Why you should care what Anna likes

The recent conclusion of ‘Fashion Week’ probably does not mean much for the average University student. For those who might not be aware, ‘Fashion Week’[s] are designated weeks in which fashion capitals around the world play host to the biggest worldwide luxury fashion houses which preview their collections for the upcoming seasons. This happens biannually, typically in February and March for the Autumn/ Winter collections and in October and November for the Spring/ Summer collections.

The seeming mismatch between the months in which they are held and the appropriateness of the collection’s targeted season is deliberate; such events are meant to garner publicity and reviews from multiple platforms to increase the pool of potential buyers for when the items are eventually available for sale.
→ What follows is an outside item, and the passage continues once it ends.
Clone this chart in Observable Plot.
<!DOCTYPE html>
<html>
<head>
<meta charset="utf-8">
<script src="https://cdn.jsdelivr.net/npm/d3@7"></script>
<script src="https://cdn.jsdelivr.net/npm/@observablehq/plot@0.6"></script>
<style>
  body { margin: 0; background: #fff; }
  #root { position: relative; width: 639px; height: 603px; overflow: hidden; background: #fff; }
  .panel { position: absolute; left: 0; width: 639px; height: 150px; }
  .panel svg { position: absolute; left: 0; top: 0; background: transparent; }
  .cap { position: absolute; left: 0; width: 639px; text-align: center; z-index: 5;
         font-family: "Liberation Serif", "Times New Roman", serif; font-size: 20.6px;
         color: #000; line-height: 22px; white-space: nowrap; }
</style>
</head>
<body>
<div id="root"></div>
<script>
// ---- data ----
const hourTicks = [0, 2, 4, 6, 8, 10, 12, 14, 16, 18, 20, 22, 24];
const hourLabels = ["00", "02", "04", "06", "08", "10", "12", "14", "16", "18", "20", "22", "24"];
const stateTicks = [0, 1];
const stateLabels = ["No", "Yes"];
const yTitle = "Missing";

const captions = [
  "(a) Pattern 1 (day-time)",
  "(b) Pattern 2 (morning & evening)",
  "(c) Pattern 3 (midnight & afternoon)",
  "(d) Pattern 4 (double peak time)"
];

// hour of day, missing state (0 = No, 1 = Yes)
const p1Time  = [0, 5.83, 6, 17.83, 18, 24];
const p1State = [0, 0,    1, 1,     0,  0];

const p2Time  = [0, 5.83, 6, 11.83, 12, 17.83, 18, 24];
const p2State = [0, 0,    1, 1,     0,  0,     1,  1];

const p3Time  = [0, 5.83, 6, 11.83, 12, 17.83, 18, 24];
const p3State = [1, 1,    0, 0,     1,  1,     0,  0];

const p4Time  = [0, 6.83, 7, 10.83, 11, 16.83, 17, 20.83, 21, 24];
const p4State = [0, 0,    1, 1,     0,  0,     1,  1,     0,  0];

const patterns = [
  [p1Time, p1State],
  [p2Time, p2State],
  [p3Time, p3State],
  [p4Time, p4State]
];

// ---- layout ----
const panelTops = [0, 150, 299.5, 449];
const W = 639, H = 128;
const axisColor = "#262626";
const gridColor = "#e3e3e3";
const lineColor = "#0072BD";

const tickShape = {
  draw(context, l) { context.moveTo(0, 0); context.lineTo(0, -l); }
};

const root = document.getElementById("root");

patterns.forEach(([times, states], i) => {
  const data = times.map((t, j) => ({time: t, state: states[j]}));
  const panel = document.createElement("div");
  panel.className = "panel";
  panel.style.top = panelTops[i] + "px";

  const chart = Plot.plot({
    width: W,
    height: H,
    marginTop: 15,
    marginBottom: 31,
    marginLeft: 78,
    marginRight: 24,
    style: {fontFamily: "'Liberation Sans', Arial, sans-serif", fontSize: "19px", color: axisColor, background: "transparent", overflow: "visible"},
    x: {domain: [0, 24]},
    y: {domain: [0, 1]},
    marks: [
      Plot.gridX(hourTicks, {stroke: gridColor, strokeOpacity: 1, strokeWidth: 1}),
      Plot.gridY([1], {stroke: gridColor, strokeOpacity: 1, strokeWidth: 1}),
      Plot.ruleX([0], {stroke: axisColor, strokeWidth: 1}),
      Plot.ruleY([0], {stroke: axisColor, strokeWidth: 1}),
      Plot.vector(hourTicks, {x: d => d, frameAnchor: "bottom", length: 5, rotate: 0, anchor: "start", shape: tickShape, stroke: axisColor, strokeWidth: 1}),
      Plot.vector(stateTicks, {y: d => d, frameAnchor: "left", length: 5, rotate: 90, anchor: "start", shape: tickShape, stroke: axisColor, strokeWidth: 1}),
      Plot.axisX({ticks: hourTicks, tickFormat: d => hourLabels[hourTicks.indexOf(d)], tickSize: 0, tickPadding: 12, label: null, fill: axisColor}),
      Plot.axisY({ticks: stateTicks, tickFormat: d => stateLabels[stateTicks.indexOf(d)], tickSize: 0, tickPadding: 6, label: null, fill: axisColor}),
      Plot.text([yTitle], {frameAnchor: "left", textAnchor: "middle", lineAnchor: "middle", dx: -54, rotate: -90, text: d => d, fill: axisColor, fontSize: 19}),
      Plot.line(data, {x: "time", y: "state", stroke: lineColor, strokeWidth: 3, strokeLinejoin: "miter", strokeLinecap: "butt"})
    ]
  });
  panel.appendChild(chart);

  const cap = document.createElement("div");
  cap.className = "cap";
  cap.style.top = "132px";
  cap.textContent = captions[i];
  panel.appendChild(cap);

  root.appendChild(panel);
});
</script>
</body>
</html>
The most prestigious of these locations are: New York, London, Milan, and Paris, stated in order of when they take place.

The idea of fashion shows triggers a diverse range of reactions and connotations depending very much on whom you are addressing. Generally, there is a significant stigma consisting of exclusivity and privilege attached to it, which arguably is not an entirely unfair view. Accessibility to such pieces is hindered for a host of reasons, the most obvious being the price tags attached to such luxury designs. It is unfortunate that the nature of our modern world is such that whether explicit or implicit, the material costs (pun intended) of products, including fashion pieces, can so severely restrict the audience.

But why does this matter, you might wonder. Is there really a need to bring so-called ‘high fashion’ to the masses? Surely, the only people who are losing out here are the fashion houses on product sales. However, I beg to differ. There is no denying that these luxury houses are nests for the most creative and visionary fashion minds. This is not to say that talent is not found elsewhere, as is shown in the case of Jacquemus (Q&A article with the designer can be found here).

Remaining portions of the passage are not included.